[学生习作]路鸣豪:已逝未逝
已逝未逝
2018届22班 路鸣豪
屋里没有开灯,显得有些昏黑。爷爷躺在床上休息,妈妈和姥姥有一搭没一搭的聊着,声音很轻,而我,坐在沙发上,低头沉默不语。爷爷突然翻了个身,手扶着墙坐了起来,喘气时带着“嘶嘶”的声音,声音沙哑:“豪豪来啦。”我才抬起头,看着黑暗中爷爷依稀可见的脸。
这个爷爷其实和我家并无血缘关系,大概是在我妈刚入西安时认识的,那时我还没有出生。他们在我家困难时时常帮助我们,关系很好。后来我们家拆迁,还租给我们一套房子。在那里,我上完了幼儿园和四年小学。
爷爷晚上总喜欢出去转转,尤其是春夏两季,常能看到爷爷穿着大褂,坐在一把大竹椅上,手里还拿着一把蒲扇,和在门口卖水果的大叔聊天。爷爷脾气其实并不怎么好,而大叔也不愿吃亏,结果聊着聊着就会吵起来,争得面红耳赤。于是,原本月白风清下,老少畅谈这安宁和谐的场面就会变成这样:爷爷已经坐直了,身体前倾,右手握着扇子还时不时挥舞一下,左手还对着大叔指指点点,高大的身材对瘦小的大叔极具压迫力,说话声音震天地响,压得大叔连头都抬不起来。经过一阵激烈的交锋,可能是嗓门不够大,站着也是颇显瘦小,往往是大叔败下阵来,沉默地任由爷爷发挥,偶尔还不甘心的反驳一两句,结果立刻就会被爷爷以更大的声音劈头盖脸的砸回去。爷爷等发泄够了,火气消了,就慢悠悠的站起来,扇着扇子慢腾腾地走回去。留下大叔一脸无奈,叹了口气,去收摊了。
爷爷抽烟喝酒,打麻将,以前还在客厅里摆了几张麻将桌,成了附近街区里唯一的棋牌室。每天傍晚至晚上,常会有不少大妈大爷至老头老太太来捧场。大都是附近的人,来得多了,也成了常客。对于这些人,爷爷很是欢迎。不仅是为了挣一点钱,其实也没什么钱可挣的,更重要的可能是爷爷想看着人多一点,图那一份热闹。
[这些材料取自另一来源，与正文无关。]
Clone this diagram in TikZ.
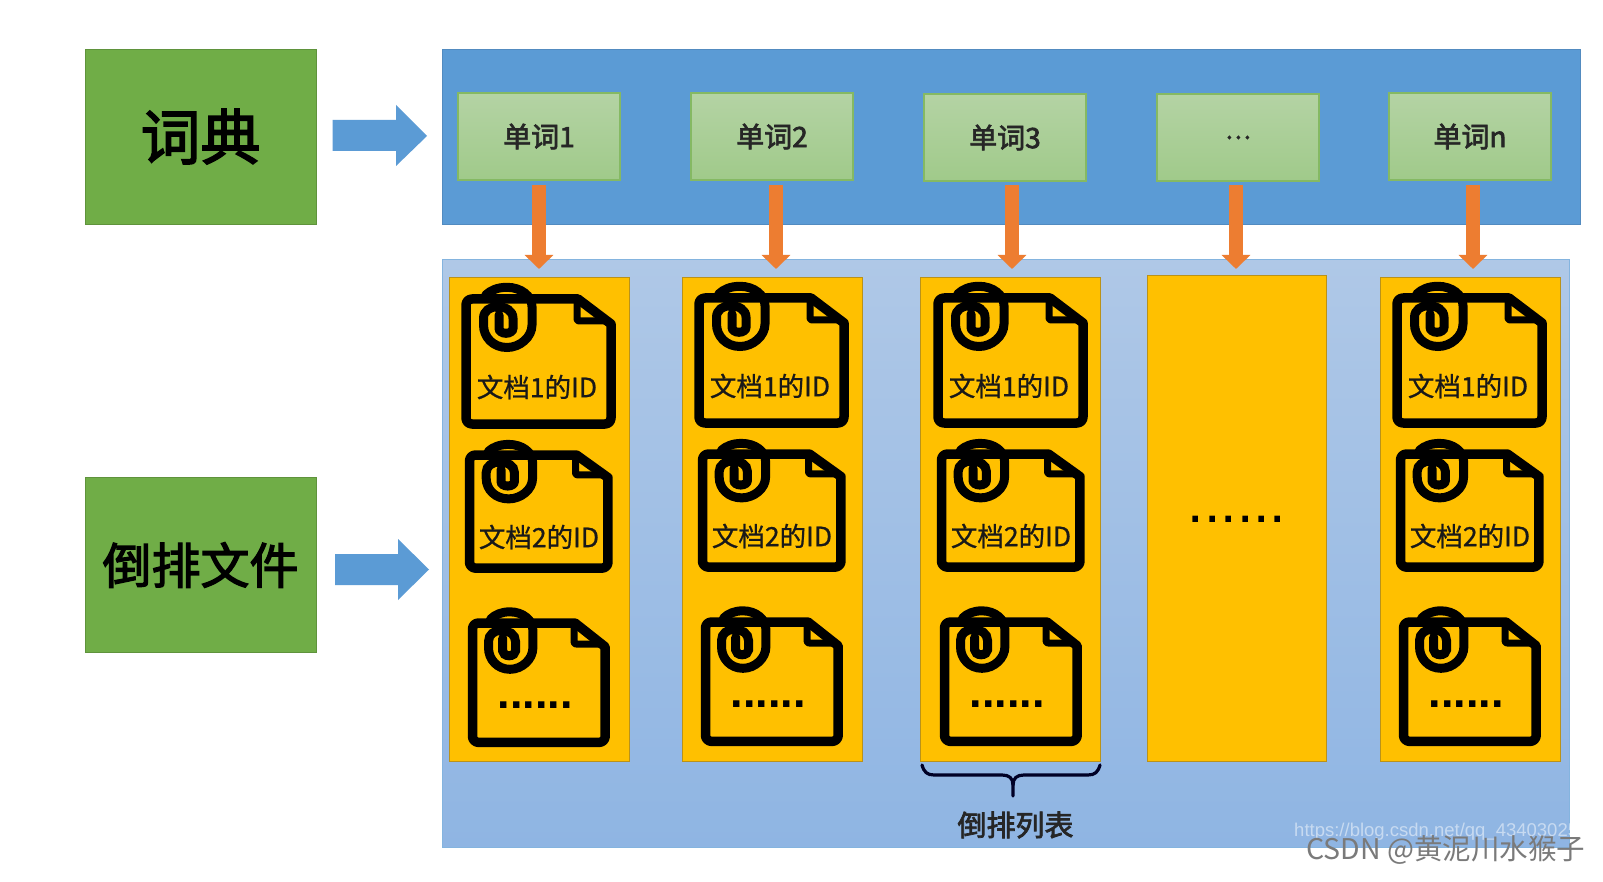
\documentclass[tikz,border=0pt]{standalone}
\usepackage{fontspec}
\setmainfont{Noto Sans CJK SC}
\newfontfamily\medfont[FakeBold=2.5]{Noto Sans CJK SC}
\newfontfamily\lightfake[FakeBold=.8]{Noto Sans CJK SC}
\newfontfamily\dotfont{Liberation Sans}
\usetikzlibrary{arrows.meta}
\definecolor{titlegreen}{HTML}{70AD47}
\definecolor{blockblue}{HTML}{5B9BD5}
\definecolor{listyellow}{HTML}{FFC000}
\definecolor{arroworange}{HTML}{ED7D31}
\definecolor{HTMLwordtop}{HTML}{B4D3A4}
\definecolor{HTMLwordbot}{HTML}{A0CA8A}
\definecolor{lowertop}{HTML}{AFC8E7}
\definecolor{lowerbot}{HTML}{8FB5E3}
\tikzset{
  cellbox/.style={anchor=north west,inner sep=0pt,outer sep=0pt},
  titlebox/.style={cellbox,fill=titlegreen,draw=titlegreen!85!black,line width=.8pt,minimum width=231pt,minimum height=175pt},
  wordbox/.style={cellbox,top color=HTMLwordtop,bottom color=HTMLwordbot,draw=titlegreen!85!white,line width=1.4pt,minimum width=162pt,minimum height=87pt,font=\medfont\fontsize{28}{32}\selectfont,text=black!85},
  listbox/.style={cellbox,fill=listyellow,draw=listyellow!70!black!90,line width=.9pt,minimum width=180pt},
  doclabel/.style={inner sep=0pt,font=\lightfake\fontsize{26.5}{30}\selectfont,text=black!90},
  downarrow/.style={line width=14pt,arroworange,-{Triangle[length=14pt,width=28pt]}},
  docicon/.pic={
    \draw[line width=9.5pt,line join=round,rounded corners=6pt]
      (60,0) [sharp corners] -- (112,0) -- (145,25) [rounded corners=6pt] -- (145,125) -- (0,125) -- (0,0) -- cycle;
    \draw[line width=7pt,line join=round,rounded corners=2pt] (111,1) -- (111,22) -- (144,22);
    \draw[line width=9pt,line cap=round]
      (19.7,-4) .. controls (25,-9) and (32,-11.7) .. (41,-11.7)
      .. controls (55,-11.7) and (66,-3) .. (66,7.7)
      -- (66,26) .. controls (66,38) and (54,48.5) .. (41,48.5)
      .. controls (27,48.5) and (17.5,38) .. (17.5,26)
      -- (17.5,19.3) .. controls (17.5,12) and (24,7.7) .. (31.3,7.7)
      .. controls (40,7.7) and (47,12) .. (47,19.3)
      -- (47,29.3) .. controls (47,32) and (44,34.3) .. (40,34.3)
      .. controls (36,34.3) and (33,32) .. (33,29.3)
      -- (33,16);
  }
}
\begin{document}
\begin{tikzpicture}[x=1pt,y=-1pt]
\useasboundingbox (0,0) rectangle (1603,882);
\fill[white] (0,0) rectangle (1603,882);

% title boxes
\node[titlebox,font=\medfont\fontsize{60}{66}\selectfont] (dict) at (85,49) {词典};
\node[titlebox,font=\medfont\fontsize{49}{56}\selectfont] (inv) at (85,477.5) {倒排文件};

% panels
\node[cellbox,fill=blockblue,draw=blockblue!90!black,line width=.8pt,minimum width=1138pt,minimum height=175pt] (upper) at (442,49) {};
\node[cellbox,top color=lowertop,bottom color=lowerbot,draw=blockblue!75!white,line width=1pt,minimum width=1127pt,minimum height=587pt] (lower) at (442,260) {};

% block arrows
\path[fill=blockblue] (332.5,120) -- (396,120) -- (396,105) -- (427,136) -- (396,166) -- (396,151) -- (332.5,151) -- cycle;
\path[fill=blockblue] (335,554) -- (398,554) -- (398,539) -- (429,569.5) -- (398,600) -- (398,585) -- (335,585) -- cycle;

% word boxes
\node[wordbox] (w1) at (458,93) {单词1};
\node[wordbox] (w2) at (691,93) {单词2};
\node[wordbox] (w3) at (924,94) {单词3};
\node[wordbox,font=\medfont\fontsize{24}{30}\selectfont] (w4) at (1157,94) {…};
\node[wordbox] (w5) at (1389,93) {单词n};

% list columns
\node[listbox,minimum height=484pt] (l1) at (449,277) {};
\node[listbox,minimum height=484pt] (l2) at (682,277) {};
\node[listbox,minimum height=484pt] (l3) at (920,277) {};
\node[listbox,minimum height=486pt,minimum width=179pt] (l4) at (1147,275) {};
\node[listbox,minimum height=484pt] (l5) at (1380,277) {};

% orange arrows
\foreach \n/\cx in {1/539,2/776,3/1012,4/1236,5/1473}{
  \coordinate (o\n) at (\cx,185);
  \coordinate (t\n) at (\cx,269);
  \draw[downarrow] (o\n) -- (t\n);
}

% document icons
\foreach \n/\dx/\dy in {1/0/0,2/233/-1,3/472/-1,5/931/-1}{
  \pic[shift={(466+\dx,299+\dy)}] {docicon};
  \pic[shift={(469.5+\dx,455+\dy)},xscale=.955,yscale=.905] {docicon};
  \pic[shift={(472.5+\dx,623+\dy)},xscale=.915,yscale=.955] {docicon};
  \node[doclabel] (da\n) at (537+\dx,387+\dy) {文档1的ID};
  \node[doclabel] (db\n) at (539+\dx,537+\dy) {文档2的ID};
  \node[inner sep=0pt,anchor=base,font=\dotfont\bfseries\fontsize{45}{50}\selectfont] (dc\n) at (535+\dx,708.5+\dy) {......};
}
\node[inner sep=0pt,anchor=base,font=\dotfont\fontsize{59}{62}\selectfont] (dots4) at (1237,522.5) {......};

% brace
\draw[line width=3.2pt,black!85!blue,line cap=round] (922,765) .. controls (924,772) and (927,775) .. (934,775) -- (1002,775) .. controls (1009,775) and (1013,778) .. (1013,785) -- (1013,796);
\draw[line width=3.2pt,black!85!blue,line cap=round] (1100,765) .. controls (1098,772) and (1095,775) .. (1088,775) -- (1024,775) .. controls (1017,775) and (1013,778) .. (1013,785);
\node[inner sep=0pt,font=\medfont\fontsize{29}{32}\selectfont,text=black!85] (invlist) at (1015.5,825) {倒排列表};

% watermarks
\node[inner sep=0pt,anchor=west,text=white,opacity=.5,font=\dotfont\fontsize{18.5}{20}\selectfont] (url) at (1294,832) {https://blog.csdn.net/qq\_43403025};
\node[inner sep=0pt,anchor=west,text=black!52,font=\fontsize{28.5}{32}\selectfont] (csdn) at (1306,849.5) {CSDN @黄泥川水猴子};
\end{tikzpicture}
\end{document}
爷爷有一儿一女,儿子不在家里住,难得回来一趟,女儿在医院工作,在医院的时间比在家里的时间还长,时刻陪在爷爷身边的就只有奶奶。应酬招待一类的事还是由奶奶来做,人一多,说话吵闹声,椅子搬动声,麻将相碰声,也渐渐的起来了,混作一处,也确实是热闹。人影晃动,那是奶奶在端茶倒水,招待众人,爷爷则是坐在一边,点上一根烟,在烟雾缭绕中乐呵呵的看着众人。有时什么老友来访,还会拉几个人到里屋,拿出一瓶酒,摆上几个小酒盅,亲自倒酒,共同小酌几杯。
爷爷自己喝酒抽烟,还经常哄我。我的第一滴酒,也是最后一滴酒,就是这么被爷爷哄着灌下去的。那次我到爷爷家时,爷爷正和几个老头喝酒,见我来了,就用诱惑的语气怂恿我尝尝。经过爷爷的再三劝说,我有点动摇,就犹犹豫豫地答应了。爷爷拿出瓶盖,小心翼翼地倒了一点,又递给我。我看着手里的瓶盖,竟不知如何下口,迟疑再三伸出舌头轻轻点了一下。“哇”,什么香味没尝出来,倒是被辣的哇哇大叫,盖子里的酒也打翻了。“哈哈哈哈”,爷爷得意的大笑,一副奸计得逞的样子,满屋子的人也跟着大笑
而现在,爷爷虽然没有瘦削,甚至还胖了几分,但脸上仍是掩饰不住的疲惫和虚弱,失去了往日的棱角,头发也掉光了,像是荒芜的土地。没有拐杖甚至难以站起来,只有眼睛,还闪着一点希冀的光。
爷爷得了癌症。
这个消息如同惊雷,我还能想象到我听到它时的震惊。疾病与死亡,来得总是那样突然,又那样平淡,那样不可置信,又那样顺理成章,如梦如幻。
我恍恍惚惚地走了出去,不知下次再见,又是何时何地。